Space technologies can ‘support’ the EU’s maritime sector

Parliament Magazine


With 90 per cent of external trade going by sea and five million jobs attributed to Europe’s ports and seas, maritime policy is of the tmost importance, explains Pedro Lourenço.

The gross added value of the maritime sector to the European Union is estimated at €500bn, including jobs for some five million people. Over 90 per cent of EU external trade and 37 per cent of the intra-EU trade goes by sea. Effective, safe, and secure management of the maritime domain for transport and trade is therefore of critical importance.
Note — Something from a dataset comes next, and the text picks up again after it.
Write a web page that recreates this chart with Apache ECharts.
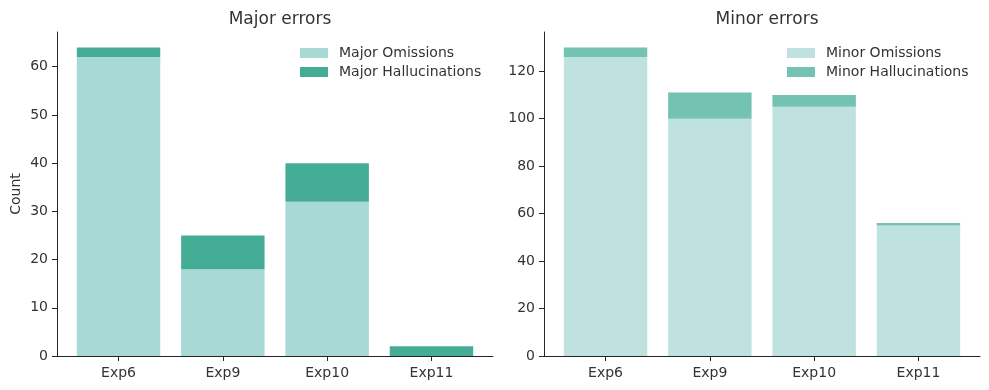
<!DOCTYPE html>
<html><head><meta charset="utf-8">
<script src="https://cdn.jsdelivr.net/npm/echarts@6/dist/echarts.min.js"></script>
<style>html,body{margin:0;padding:0;background:#fff}#c{width:989px;height:390px}</style>
</head><body><div id="c"></div>
<script>
const categories = ['Exp6', 'Exp9', 'Exp10', 'Exp11'];
const majorOmissions = [62, 18, 32, 0];
const majorHallucinations = [2, 7, 8, 2];
const minorOmissions = [126, 100, 105, 55];
const minorHallucinations = [4, 11, 5, 1];
const majorTicks = [0, 10, 20, 30, 40, 50, 60];
const minorTicks = [0, 20, 40, 60, 80, 100, 120];

const txt = '#333333';
const lineC = '#262626';
const font = 'DejaVu Sans';
const FS = 14;
const idx = [0, 1, 2, 3];
const xMin = -0.59, xMax = 3.59;
const axW = 436;
const unit = axW / (xMax - xMin);
const bandLeft = (-0.5 - xMin) * unit;
const bandW = 4 * unit;

// axes grids (0,1) show lines/ticks/labels; bar grids (2,3) hold bars
function axisX(gi) {
  return {
    type: 'value', gridIndex: gi, min: xMin, max: xMax,
    axisLine: { onZero: false, lineStyle: { color: lineC, width: 1 } },
    axisTick: { customValues: idx, length: 5, lineStyle: { color: lineC } },
    axisLabel: { customValues: idx, formatter: v => categories[Math.round(v)], color: txt, fontFamily: font, fontSize: FS, margin: 10 },
    splitLine: { show: false }
  };
}
function axisY(gi, max, ticks, name) {
  return {
    type: 'value', gridIndex: gi, min: 0, max: max,
    name: name, nameLocation: 'middle', nameGap: 34,
    nameTextStyle: { color: txt, fontFamily: font, fontSize: FS },
    axisLine: { show: true, onZero: false, lineStyle: { color: lineC, width: 1 } },
    axisTick: { show: true, customValues: ticks, length: 5, lineStyle: { color: lineC } },
    axisLabel: { customValues: ticks, color: txt, fontFamily: font, fontSize: FS, margin: 9 },
    splitLine: { show: false }
  };
}
function barX(gi) {
  return { type: 'category', gridIndex: gi, data: categories, show: false };
}
function barY(gi, max) {
  return { type: 'value', gridIndex: gi, min: 0, max: max, show: false, splitLine: { show: false } };
}
function bar(name, data, gi, stack, color) {
  return { type: 'bar', name: name, xAxisIndex: gi, yAxisIndex: gi, stack: stack,
    data: data, barWidth: '80%', itemStyle: { color: color }, emphasis: { disabled: true } };
}
const legendText = { color: txt, fontFamily: font, fontSize: FS, padding: [0, 0, 0, 6] };

const chart = echarts.init(document.getElementById('c'), null, { renderer: 'canvas' });
chart.setOption({
  animation: false,
  backgroundColor: '#fff',
  title: [
    { text: 'Major errors', left: 275, top: 6, textAlign: 'center', textStyle: { color: txt, fontFamily: font, fontSize: 17, fontWeight: 'normal' } },
    { text: 'Minor errors', left: 762, top: 6, textAlign: 'center', textStyle: { color: txt, fontFamily: font, fontSize: 17, fontWeight: 'normal' } }
  ],
  legend: [
    { data: ['Major Omissions', 'Major Hallucinations'], orient: 'vertical', left: 300, top: 46, padding: 0, itemWidth: 28, itemHeight: 10, itemGap: 5,
      icon: 'rect', textStyle: legendText },
    { data: ['Minor Omissions', 'Minor Hallucinations'], orient: 'vertical', left: 787, top: 46, padding: 0, itemWidth: 28, itemHeight: 10, itemGap: 5,
      icon: 'rect', textStyle: legendText }
  ],
  grid: [
    { left: 57, top: 32, width: axW, height: 324 },
    { left: 544, top: 32, width: axW, height: 324 },
    { left: 57 + bandLeft, top: 32, width: bandW, height: 324 },
    { left: 544 + bandLeft, top: 32, width: bandW, height: 324 }
  ],
  xAxis: [axisX(0), axisX(1), barX(2), barX(3)],
  yAxis: [axisY(0, 67.2, majorTicks, 'Count'), axisY(1, 136.5, minorTicks, ''), barY(2, 67.2), barY(3, 136.5)],
  series: [
    bar('Major Omissions', majorOmissions, 2, 'maj', '#a8d9d5'),
    bar('Major Hallucinations', majorHallucinations, 2, 'maj', '#45ad96'),
    bar('Minor Omissions', minorOmissions, 3, 'min', '#bfe2e0'),
    bar('Minor Hallucinations', minorHallucinations, 3, 'min', '#74c2b1')
  ]
});
</script></body></html>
To support shipping, maritime safety, and the marine environment, European authorities need detailed, reliable and timely knowledge about what happens at sea. Monitoring of large sea areas is a challenge, but developments in space technology over recent years have considerably extended the options available.

EMSA, the European maritime safety agency, has operational tasks in the field of oil pollution response, vessel monitoring, and the long-range identification and tracking of vessels. Space technology aids EMSA considerably in the day-to-day execution of these tasks, and particularly in the provision of maritime monitoring services to key stakeholders: the commission, EU member states and other EU bodies.

“The gross added value of the maritime sector to the European Union is estimated at €500bn, including jobs for some five million people”

EMSA provides stakeholders with a range services with the overall aim of ensuring safer and more secure shipping. These services use a variety of space based data sources, including telecommunications, synthetic aperture radar, and optical satellites.

EMSA’s services are used in a range of different maritime activities. In environmental protection EMSA’s CleanSeaNet service is based on the analysis of radar images from Earth observation satellites, in support of identifying oil pollution on the sea surface, monitoring accidental pollution during emergencies and identifying polluters.

Satellite images are analysed to detect possible oil spills and possible polluters, and alerts are sent to member state authorities within 30 minutes of the satellite passing. The service is integrated into national and regional pollution response chains, and aims to strengthen operational response to accidental and illegal discharges from ships.

Search and rescue is one of the most important activities in the field of maritime safety, and is vital for saving lives at sea. For rescue centres, being able to obtain accurate, up-to-date position information of vessels in distress, and of vessels in the vicinity that may be able to provide assistance, is fundamental. EMSA combines tracking information from different systems, and provides it to authorities in one single interface. This improves the likelihood that authorities will be able to locate and contact vessels, and mount rescue operations, even in remote sea regions.

In law enforcement and maritime security EMSA can tailor services to unique operational requirements, combining information not only from the agency’s maritime applications but also from other external sources. This means that the agency is ideally placed to work with other EU bodies that have tasks in the maritime domain.

EMSA currently works with the European fisheries control agency (EFCA), European Agency for the management of operational cooperation at the External borders of the member states of the European Union (Frontex), and EUNAVFOR, supporting their maritime monitoring needs in different fields such as border control, fisheries control and anti-piracy.

EMSA supports Frontex operations to address irregular migration and cross-border crime along European maritime borders. This includes system-to-system interfaces for real-time vessel position information, and automated vessel behaviour monitoring.

EMSA provides the EFCA with a real time maritime awareness operational picture, fusing and correlating position reports together with visual sightings thus supporting the operational coordination of fisheries control and inspection activities by member states.

EUNAVFOR’s anti-piracy operations are supported through a dedicated maritime surveillance service. This includes the correlation and integration of a wide range of vessel reporting information into a tailored web user interface.

Enabling governmental and institutional organisations to make use of EMSA’s systems avoids duplication of effort, overlapping infrastructures and unnecessary expenditures. By combining specific capabilities, experience and resources, EU agencies can build on synergies and provide higher quality services to their users.

Since its inception EMSA has been in the forefront of using state of the art space technologies in the delivery of services to its user communities. In the coming years, and building upon European programmes like Copernicus and Galileo, it is expected that improvements and enhancements in these technologies will allow the agency to bring further added value to maritime safety, shipping and the European citizen.